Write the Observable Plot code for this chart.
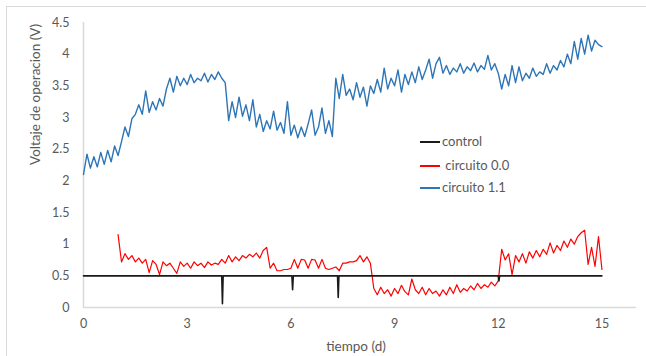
---
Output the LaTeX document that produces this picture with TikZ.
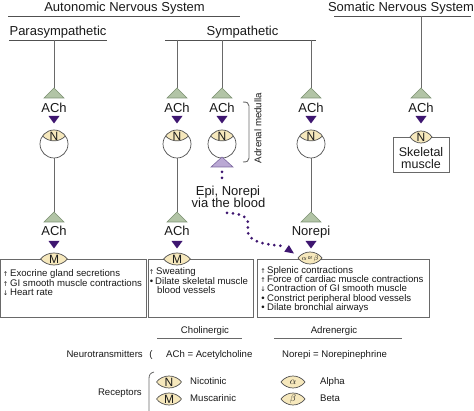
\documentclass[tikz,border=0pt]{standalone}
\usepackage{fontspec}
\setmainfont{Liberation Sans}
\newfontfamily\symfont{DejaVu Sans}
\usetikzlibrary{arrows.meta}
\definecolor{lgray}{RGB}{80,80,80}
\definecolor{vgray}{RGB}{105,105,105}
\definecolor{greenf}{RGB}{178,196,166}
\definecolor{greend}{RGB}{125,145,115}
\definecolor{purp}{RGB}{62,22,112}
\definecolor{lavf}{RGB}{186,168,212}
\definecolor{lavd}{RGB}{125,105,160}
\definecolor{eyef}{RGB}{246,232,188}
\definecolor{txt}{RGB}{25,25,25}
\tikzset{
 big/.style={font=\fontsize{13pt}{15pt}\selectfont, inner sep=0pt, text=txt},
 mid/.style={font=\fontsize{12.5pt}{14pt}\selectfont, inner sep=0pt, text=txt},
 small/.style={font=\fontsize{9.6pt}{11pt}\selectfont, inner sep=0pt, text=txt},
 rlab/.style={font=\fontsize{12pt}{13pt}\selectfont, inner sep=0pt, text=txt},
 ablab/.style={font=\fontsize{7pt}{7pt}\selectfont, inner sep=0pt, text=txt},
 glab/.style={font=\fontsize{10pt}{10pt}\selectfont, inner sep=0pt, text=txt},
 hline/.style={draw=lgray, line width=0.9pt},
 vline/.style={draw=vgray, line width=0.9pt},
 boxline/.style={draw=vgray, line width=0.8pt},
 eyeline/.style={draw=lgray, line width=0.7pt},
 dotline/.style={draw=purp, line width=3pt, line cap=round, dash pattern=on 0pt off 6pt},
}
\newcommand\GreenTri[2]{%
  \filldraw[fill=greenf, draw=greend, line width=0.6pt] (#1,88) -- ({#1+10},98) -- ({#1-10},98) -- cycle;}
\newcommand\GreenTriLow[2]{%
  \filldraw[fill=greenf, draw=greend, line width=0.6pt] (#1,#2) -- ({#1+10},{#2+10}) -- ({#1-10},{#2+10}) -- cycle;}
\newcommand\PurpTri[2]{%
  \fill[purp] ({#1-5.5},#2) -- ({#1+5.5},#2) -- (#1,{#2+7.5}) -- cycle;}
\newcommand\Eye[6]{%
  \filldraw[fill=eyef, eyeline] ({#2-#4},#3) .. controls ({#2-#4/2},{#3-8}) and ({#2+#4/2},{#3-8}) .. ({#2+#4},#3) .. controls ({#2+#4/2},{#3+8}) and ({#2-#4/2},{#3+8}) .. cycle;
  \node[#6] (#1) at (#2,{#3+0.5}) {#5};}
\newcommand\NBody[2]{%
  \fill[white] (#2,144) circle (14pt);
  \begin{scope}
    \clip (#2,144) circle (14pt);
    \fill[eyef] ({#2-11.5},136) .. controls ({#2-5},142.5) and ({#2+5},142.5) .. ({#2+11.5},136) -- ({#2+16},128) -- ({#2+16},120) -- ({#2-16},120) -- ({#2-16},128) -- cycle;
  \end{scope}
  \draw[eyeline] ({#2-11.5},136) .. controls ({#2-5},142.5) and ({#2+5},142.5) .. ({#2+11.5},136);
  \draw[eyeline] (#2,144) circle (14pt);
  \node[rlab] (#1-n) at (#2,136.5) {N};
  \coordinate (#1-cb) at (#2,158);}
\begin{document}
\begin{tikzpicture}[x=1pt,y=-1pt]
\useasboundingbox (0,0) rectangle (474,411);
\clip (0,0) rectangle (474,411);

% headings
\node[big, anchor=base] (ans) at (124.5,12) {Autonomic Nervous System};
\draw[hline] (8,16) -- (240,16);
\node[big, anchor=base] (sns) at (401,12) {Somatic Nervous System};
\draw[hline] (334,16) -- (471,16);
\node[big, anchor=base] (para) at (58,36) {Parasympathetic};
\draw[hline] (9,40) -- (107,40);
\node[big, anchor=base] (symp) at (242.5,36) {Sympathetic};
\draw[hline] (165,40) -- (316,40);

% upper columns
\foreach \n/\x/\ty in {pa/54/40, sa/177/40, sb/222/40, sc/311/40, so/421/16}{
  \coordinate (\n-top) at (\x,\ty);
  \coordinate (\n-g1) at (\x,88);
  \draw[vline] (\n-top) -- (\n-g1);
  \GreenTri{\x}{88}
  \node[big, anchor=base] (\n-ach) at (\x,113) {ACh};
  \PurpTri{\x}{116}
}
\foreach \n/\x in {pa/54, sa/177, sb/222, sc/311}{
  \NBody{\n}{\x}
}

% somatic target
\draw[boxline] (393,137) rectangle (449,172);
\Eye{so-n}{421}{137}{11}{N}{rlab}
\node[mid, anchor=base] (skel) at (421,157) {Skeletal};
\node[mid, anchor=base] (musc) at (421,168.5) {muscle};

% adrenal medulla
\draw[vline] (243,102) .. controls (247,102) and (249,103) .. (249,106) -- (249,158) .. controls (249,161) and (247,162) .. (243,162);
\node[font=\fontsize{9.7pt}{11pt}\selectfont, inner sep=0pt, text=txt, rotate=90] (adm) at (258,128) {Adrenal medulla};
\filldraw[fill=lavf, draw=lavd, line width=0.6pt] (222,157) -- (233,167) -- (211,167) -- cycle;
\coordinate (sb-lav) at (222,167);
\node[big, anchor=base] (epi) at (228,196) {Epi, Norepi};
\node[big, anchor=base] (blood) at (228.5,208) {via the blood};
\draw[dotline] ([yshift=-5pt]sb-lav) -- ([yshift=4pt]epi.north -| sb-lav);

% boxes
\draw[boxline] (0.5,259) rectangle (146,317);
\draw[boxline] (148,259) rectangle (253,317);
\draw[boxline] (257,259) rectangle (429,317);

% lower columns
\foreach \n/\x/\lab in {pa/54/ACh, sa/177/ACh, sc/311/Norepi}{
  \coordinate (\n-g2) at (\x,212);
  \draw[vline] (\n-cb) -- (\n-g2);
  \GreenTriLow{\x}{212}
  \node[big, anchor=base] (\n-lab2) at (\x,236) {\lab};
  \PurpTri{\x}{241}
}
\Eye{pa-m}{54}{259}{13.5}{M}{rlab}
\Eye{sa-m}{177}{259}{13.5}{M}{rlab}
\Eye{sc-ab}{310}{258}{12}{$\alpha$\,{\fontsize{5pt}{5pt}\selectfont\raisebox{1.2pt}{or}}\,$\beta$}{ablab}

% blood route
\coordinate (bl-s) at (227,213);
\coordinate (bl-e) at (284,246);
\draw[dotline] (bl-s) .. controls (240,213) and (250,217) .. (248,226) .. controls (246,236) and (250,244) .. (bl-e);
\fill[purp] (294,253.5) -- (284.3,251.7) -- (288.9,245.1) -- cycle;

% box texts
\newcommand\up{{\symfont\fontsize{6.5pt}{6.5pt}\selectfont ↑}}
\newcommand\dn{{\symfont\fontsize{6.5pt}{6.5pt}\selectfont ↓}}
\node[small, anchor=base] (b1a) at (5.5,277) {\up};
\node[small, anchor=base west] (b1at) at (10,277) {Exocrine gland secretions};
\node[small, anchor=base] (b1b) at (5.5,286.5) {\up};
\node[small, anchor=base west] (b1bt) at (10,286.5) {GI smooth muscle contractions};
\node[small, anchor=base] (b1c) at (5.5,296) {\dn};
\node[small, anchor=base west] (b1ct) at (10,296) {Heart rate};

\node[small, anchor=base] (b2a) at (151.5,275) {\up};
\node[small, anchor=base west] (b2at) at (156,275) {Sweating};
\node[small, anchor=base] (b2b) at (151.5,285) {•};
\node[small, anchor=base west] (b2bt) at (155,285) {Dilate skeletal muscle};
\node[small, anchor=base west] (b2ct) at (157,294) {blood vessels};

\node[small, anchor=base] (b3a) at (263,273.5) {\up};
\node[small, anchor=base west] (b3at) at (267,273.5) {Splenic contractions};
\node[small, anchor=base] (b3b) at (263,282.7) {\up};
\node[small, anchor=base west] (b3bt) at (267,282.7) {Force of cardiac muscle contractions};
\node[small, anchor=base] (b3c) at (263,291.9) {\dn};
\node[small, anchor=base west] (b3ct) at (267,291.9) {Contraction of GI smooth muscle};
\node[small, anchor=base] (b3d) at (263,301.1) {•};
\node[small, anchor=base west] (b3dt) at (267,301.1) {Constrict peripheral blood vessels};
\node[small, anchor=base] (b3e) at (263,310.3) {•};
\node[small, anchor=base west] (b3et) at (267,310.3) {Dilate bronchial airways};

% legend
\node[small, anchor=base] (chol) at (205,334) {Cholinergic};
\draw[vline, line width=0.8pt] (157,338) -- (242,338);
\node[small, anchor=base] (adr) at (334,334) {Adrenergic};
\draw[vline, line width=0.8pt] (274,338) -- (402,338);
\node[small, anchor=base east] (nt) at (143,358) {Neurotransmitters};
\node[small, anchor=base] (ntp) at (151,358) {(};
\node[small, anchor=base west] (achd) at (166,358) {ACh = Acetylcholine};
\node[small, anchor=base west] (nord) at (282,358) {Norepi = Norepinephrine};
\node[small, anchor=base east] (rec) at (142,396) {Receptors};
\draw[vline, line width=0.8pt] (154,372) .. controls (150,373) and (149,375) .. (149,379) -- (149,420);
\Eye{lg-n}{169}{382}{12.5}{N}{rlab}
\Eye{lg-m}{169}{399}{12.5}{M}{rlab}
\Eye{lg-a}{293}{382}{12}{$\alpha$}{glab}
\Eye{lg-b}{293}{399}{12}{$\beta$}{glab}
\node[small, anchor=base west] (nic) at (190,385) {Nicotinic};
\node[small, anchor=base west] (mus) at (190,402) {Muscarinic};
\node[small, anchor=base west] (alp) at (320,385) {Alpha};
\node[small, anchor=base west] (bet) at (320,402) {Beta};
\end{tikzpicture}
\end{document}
--
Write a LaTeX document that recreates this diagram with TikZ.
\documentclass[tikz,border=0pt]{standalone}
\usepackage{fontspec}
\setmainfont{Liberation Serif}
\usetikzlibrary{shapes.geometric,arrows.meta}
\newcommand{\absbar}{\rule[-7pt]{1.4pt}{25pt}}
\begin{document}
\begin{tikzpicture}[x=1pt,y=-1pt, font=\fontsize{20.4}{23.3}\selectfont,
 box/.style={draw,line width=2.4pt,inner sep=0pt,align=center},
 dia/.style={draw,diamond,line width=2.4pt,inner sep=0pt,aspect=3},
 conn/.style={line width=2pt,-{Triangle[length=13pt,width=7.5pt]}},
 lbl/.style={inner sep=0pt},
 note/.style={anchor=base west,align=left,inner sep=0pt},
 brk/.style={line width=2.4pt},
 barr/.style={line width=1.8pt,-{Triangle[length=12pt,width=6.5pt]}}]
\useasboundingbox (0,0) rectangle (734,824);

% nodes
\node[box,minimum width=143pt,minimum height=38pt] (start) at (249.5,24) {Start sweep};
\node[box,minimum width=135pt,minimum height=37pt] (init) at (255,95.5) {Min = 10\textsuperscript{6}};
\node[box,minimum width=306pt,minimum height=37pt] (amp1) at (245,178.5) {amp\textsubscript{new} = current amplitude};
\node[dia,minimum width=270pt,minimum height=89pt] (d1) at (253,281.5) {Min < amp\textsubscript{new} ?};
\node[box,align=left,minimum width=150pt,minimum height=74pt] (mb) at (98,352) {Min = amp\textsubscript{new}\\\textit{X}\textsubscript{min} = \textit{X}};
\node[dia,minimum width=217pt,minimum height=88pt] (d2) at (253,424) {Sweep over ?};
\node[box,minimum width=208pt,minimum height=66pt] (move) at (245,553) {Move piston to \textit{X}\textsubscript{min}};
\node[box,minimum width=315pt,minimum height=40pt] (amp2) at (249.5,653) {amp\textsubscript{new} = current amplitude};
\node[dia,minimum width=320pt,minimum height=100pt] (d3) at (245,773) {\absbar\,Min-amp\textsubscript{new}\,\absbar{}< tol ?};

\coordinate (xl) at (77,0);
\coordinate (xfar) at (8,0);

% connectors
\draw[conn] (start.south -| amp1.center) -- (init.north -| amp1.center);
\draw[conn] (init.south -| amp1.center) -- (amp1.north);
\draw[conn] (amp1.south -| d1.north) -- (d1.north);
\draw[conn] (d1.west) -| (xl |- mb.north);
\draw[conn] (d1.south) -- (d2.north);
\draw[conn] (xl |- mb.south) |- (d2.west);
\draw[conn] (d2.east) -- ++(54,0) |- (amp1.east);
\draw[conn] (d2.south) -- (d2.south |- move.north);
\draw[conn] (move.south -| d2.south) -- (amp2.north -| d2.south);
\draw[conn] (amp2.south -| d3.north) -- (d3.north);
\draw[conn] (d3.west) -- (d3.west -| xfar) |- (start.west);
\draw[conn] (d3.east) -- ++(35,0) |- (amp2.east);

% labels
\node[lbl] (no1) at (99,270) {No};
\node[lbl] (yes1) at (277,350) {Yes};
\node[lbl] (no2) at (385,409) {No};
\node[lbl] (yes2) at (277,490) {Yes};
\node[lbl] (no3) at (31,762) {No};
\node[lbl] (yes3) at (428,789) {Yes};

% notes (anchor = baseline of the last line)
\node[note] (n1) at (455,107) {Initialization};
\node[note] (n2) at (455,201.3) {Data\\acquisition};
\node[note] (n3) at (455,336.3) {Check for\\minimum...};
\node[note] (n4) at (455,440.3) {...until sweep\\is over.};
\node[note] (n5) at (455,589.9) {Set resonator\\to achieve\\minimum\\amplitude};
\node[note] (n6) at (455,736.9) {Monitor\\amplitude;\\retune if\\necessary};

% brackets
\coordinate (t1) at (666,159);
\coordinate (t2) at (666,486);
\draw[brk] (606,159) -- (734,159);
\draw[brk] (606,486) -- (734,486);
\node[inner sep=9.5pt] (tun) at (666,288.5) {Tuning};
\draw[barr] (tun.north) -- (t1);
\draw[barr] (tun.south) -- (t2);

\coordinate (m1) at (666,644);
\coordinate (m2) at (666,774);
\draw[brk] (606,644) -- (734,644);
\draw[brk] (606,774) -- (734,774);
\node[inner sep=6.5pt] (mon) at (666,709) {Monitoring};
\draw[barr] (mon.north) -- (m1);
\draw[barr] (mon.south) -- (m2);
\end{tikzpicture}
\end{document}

- **Exercise instructions**:
Starting at the line that contains "Write a LaTeX" and stopping at the line that contains "(0,0) rectangle (734,824);", transcribe the lines exactly; both boundary lines are to be included.

- **Reply**:
Write a LaTeX document that recreates this diagram with TikZ.
\documentclass[tikz,border=0pt]{standalone}
\usepackage{fontspec}
\setmainfont{Liberation Serif}
\usetikzlibrary{shapes.geometric,arrows.meta}
\newcommand{\absbar}{\rule[-7pt]{1.4pt}{25pt}}
\begin{document}
\begin{tikzpicture}[x=1pt,y=-1pt, font=\fontsize{20.4}{23.3}\selectfont,
 box/.style={draw,line width=2.4pt,inner sep=0pt,align=center},
 dia/.style={draw,diamond,line width=2.4pt,inner sep=0pt,aspect=3},
 conn/.style={line width=2pt,-{Triangle[length=13pt,width=7.5pt]}},
 lbl/.style={inner sep=0pt},
 note/.style={anchor=base west,align=left,inner sep=0pt},
 brk/.style={line width=2.4pt},
 barr/.style={line width=1.8pt,-{Triangle[length=12pt,width=6.5pt]}}]
\useasboundingbox (0,0) rectangle (734,824);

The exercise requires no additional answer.